* Task directions:
Pick out each line containing the string "this" and copy it.

+++ Dataset +++

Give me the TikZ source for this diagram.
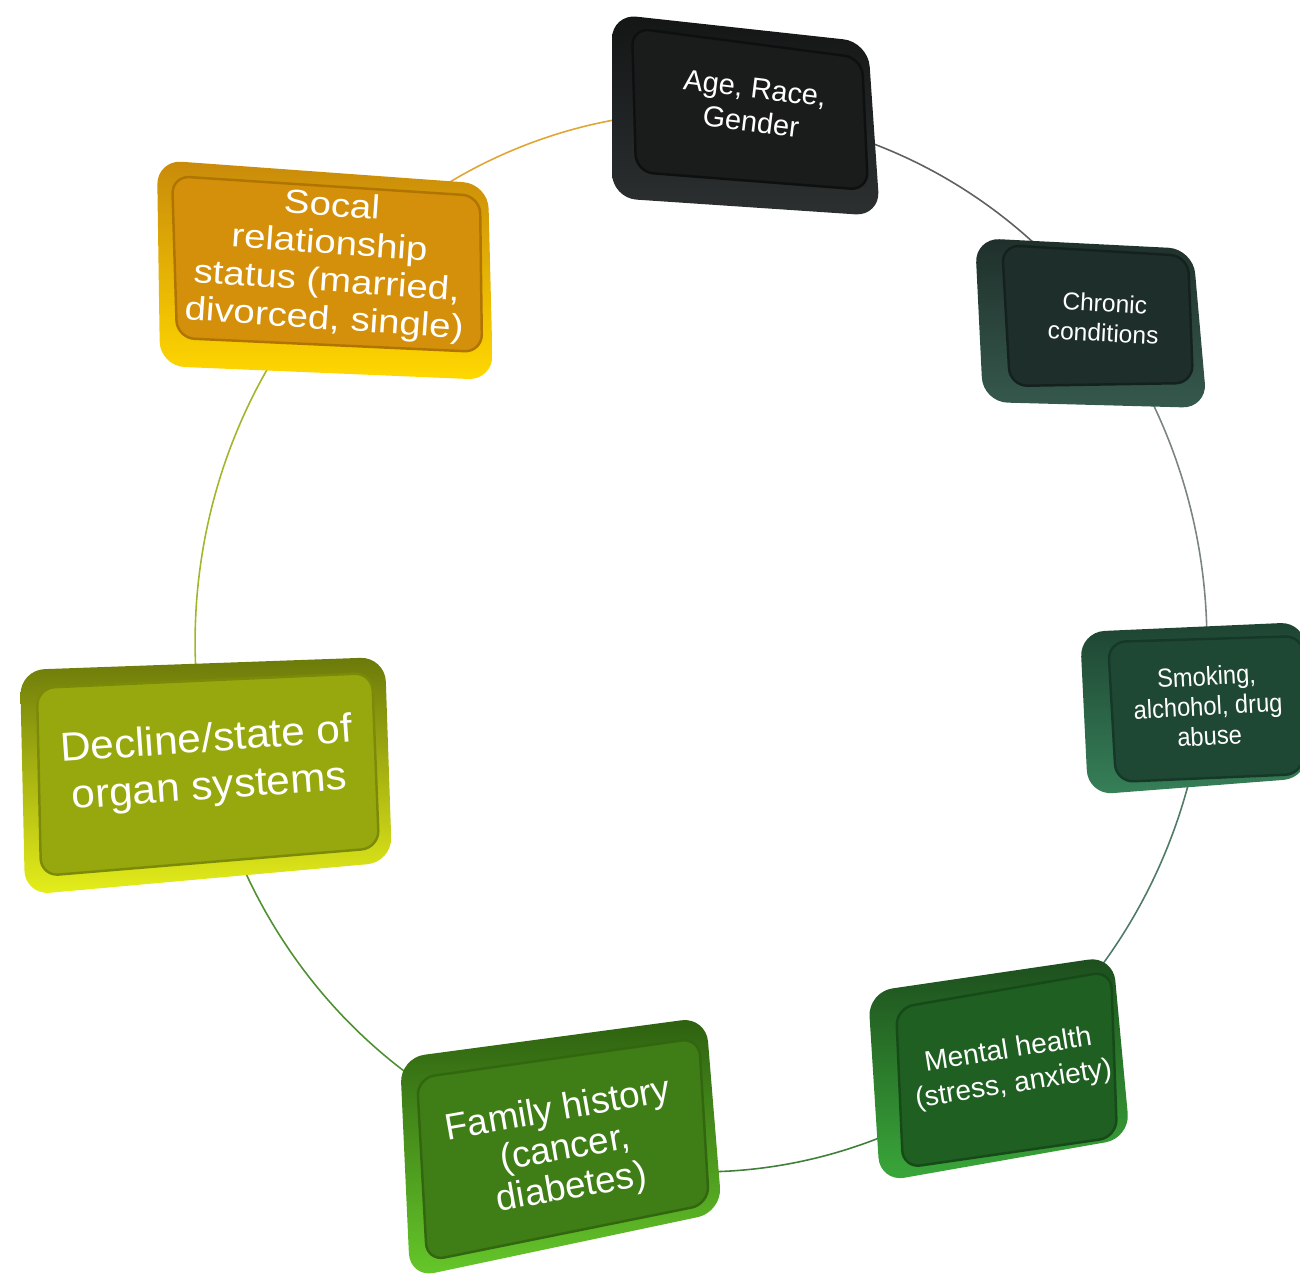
\documentclass[tikz,border=0pt]{standalone}
\usepackage{fontspec}
\setmainfont{Liberation Sans}
\usetikzlibrary{calc}
\definecolor{lnAC}{HTML}{5F6060}
\definecolor{lnCS}{HTML}{7A8580}
\definecolor{lnSM}{HTML}{4F7A65}
\definecolor{lnMF}{HTML}{3F7F3A}
\definecolor{lnFD}{HTML}{4F9030}
\definecolor{lnDS}{HTML}{A3B52A}
\definecolor{lnSA}{HTML}{E0A535}
\definecolor{ageT}{HTML}{141616}\definecolor{ageB}{HTML}{2C3030}\definecolor{ageF}{HTML}{1A1B1B}\definecolor{ageE}{HTML}{0E0F0F}
\definecolor{chrT}{HTML}{1F302B}\definecolor{chrB}{HTML}{36594D}\definecolor{chrF}{HTML}{1E2E2A}\definecolor{chrE}{HTML}{15211E}
\definecolor{smkT}{HTML}{1E4432}\definecolor{smkB}{HTML}{368058}\definecolor{smkF}{HTML}{1F4834}\definecolor{smkE}{HTML}{163829}
\definecolor{menT}{HTML}{1D4D1D}\definecolor{menB}{HTML}{3AA83A}\definecolor{menF}{HTML}{1F5F22}\definecolor{menE}{HTML}{174A19}
\definecolor{famT}{HTML}{2E6010}\definecolor{famB}{HTML}{66C82A}\definecolor{famF}{HTML}{3F7D16}\definecolor{famE}{HTML}{32660F}
\definecolor{decT}{HTML}{6B7A0A}\definecolor{decB}{HTML}{E6EE1A}\definecolor{decF}{HTML}{97A80E}\definecolor{decE}{HTML}{7C8A0A}
\definecolor{socT}{HTML}{C98A0A}\definecolor{socB}{HTML}{FFD800}\definecolor{socF}{HTML}{D4900A}\definecolor{socE}{HTML}{B07400}
\begin{document}
\begin{tikzpicture}[x=0.02cm,y=-0.02cm,
  ring/.style={line width=0.9pt},
  bodyshape/.style={rounded corners=14pt},
  faceshape/.style={rounded corners=10pt, line width=1.4pt},
  lbl/.style={text=white, align=center, inner sep=0pt}]
\useasboundingbox (0,0) rectangle (1300,1280);
\clip (0,0) rectangle (1300,1280);
% ring
\coordinate (C) at (701,642);
\coordinate (pAge) at ($(C)+(85:10.12cm and 10.6cm)$);
\coordinate (pChr) at ($(C)+(38.3:10.12cm and 10.6cm)$);
\coordinate (pSmk) at ($(C)+(-7.5:10.12cm and 10.6cm)$);
\coordinate (pMen) at ($(C)+(-53.8:10.12cm and 10.6cm)$);
\coordinate (pFam) at ($(C)+(-106:10.12cm and 10.6cm)$);
\coordinate (pDec) at ($(C)+(-166:10.12cm and 10.6cm)$);
\coordinate (pSoc) at ($(C)+(136:10.12cm and 10.6cm)$);
\draw[ring, lnAC] (pAge) arc[start angle=85, end angle=38.3, x radius=10.12cm, y radius=10.6cm];
\draw[ring, lnCS] (pChr) arc[start angle=38.3, end angle=-7.5, x radius=10.12cm, y radius=10.6cm];
\draw[ring, lnSM] (pSmk) arc[start angle=-7.5, end angle=-53.8, x radius=10.12cm, y radius=10.6cm];
\draw[ring, lnMF] (pMen) arc[start angle=-53.8, end angle=-106, x radius=10.12cm, y radius=10.6cm];
\draw[ring, lnFD] (pFam) arc[start angle=-106, end angle=-166, x radius=10.12cm, y radius=10.6cm];
\draw[ring, lnDS] (pDec) arc[start angle=-166, end angle=-224, x radius=10.12cm, y radius=10.6cm];
\draw[ring, lnSA] (pSoc) arc[start angle=136, end angle=85, x radius=10.12cm, y radius=10.6cm];
% Age box
\path[bodyshape, top color=ageT, bottom color=ageB] (612,14) -- (868,42) -- (880,216) -- (612,198) -- cycle;
\path[faceshape, fill=ageF, draw=ageE] (632,28) -- (862,58) -- (868,190) -- (636,172) -- cycle;
% Chronic box
\path[bodyshape, top color=chrT, bottom color=chrB] (975,238) -- (1193,249) -- (1207,408) -- (983,402) -- cycle;
\path[faceshape, fill=chrF, draw=chrE] (1002,245) -- (1188,256) -- (1193,383) -- (1010,386) -- cycle;
% Smoking box
\path[bodyshape, top color=smkT, bottom color=smkB] (1080,632) -- (1305,622) -- (1308,778) -- (1088,795) -- cycle;
\path[faceshape, fill=smkF, draw=smkE] (1108,642) -- (1303,636) -- (1303,774) -- (1116,782) -- cycle;
% Mental box
\path[bodyshape, top color=menT, bottom color=menB] (868,992) -- (1113,956) -- (1130,1138) -- (880,1182) -- cycle;
\path[faceshape, fill=menF, draw=menE] (896,1008) -- (1111,971) -- (1117,1137) -- (903,1168) -- cycle;
% Family box
\path[bodyshape, top color=famT, bottom color=famB] (400,1058) -- (706,1017) -- (722,1212) -- (410,1278) -- cycle;
\path[faceshape, fill=famF, draw=famE] (417,1078) -- (699,1038) -- (709,1204) -- (427,1261) -- cycle;
% Decline box
\path[bodyshape, top color=decT, bottom color=decB] (20,670) -- (385,657) -- (392,862) -- (25,895) -- cycle;
\path[faceshape, fill=decF, draw=decE] (37,688) -- (372,673) -- (379,848) -- (41,876) -- cycle;
% Social box
\path[bodyshape, top color=socT, bottom color=socB] (157,160) -- (488,184) -- (493,380) -- (160,366) -- cycle;
\path[faceshape, fill=socF, draw=socE] (172,176) -- (480,196) -- (482,352) -- (177,338) -- cycle;
% labels
\node[lbl, rotate=-7, font=\fontsize{16.5}{19}\selectfont] (age) at (753,105) {Age, Race,\\Gender};
\node[lbl, rotate=-3, font=\fontsize{14}{17}\selectfont] (chr) at (1104,318) {Chronic\\conditions};
\node[lbl, rotate=3, yscale=1.1, font=\fontsize{13.5}{15.5}\selectfont] (smk) at (1208,706) {Smoking,\\alchohol, drug\\abuse};
\node[lbl, rotate=9, font=\fontsize{16}{19.6}\selectfont] (men) at (1011,1068) {Mental health\\(stress, anxiety)};
\node[lbl, rotate=10, font=\fontsize{21}{22.5}\selectfont] (fam) at (565,1150) {Family history\\(cancer,\\diabetes)};
\node[lbl, rotate=4, xscale=1.05, font=\fontsize{23}{27}\selectfont] (dec) at (208,765) {Decline/state of\\organ systems};
\node[lbl, rotate=-4, xscale=1.15, font=\fontsize{19}{21.5}\selectfont] (soc) at (328,264) {Socal\\relationship\\status (married,\\divorced, single)};
\end{tikzpicture}
\end{document}
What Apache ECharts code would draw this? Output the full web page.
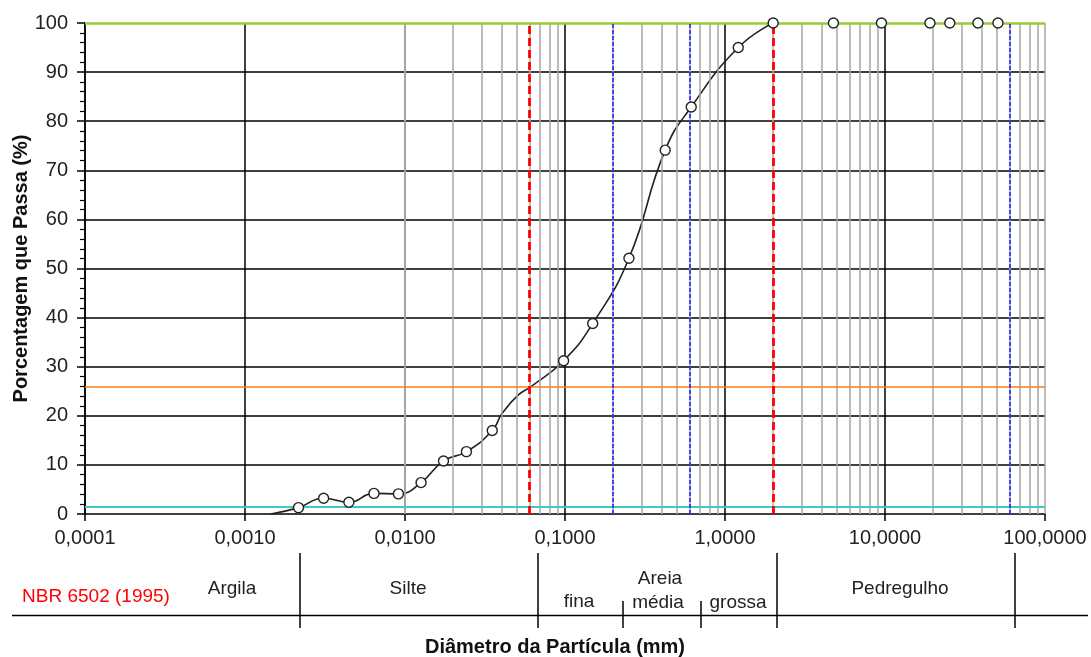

+++

* Correct result:
Give me the TikZ source for this diagram.
What Apache ECharts code would draw this? Output the full web page.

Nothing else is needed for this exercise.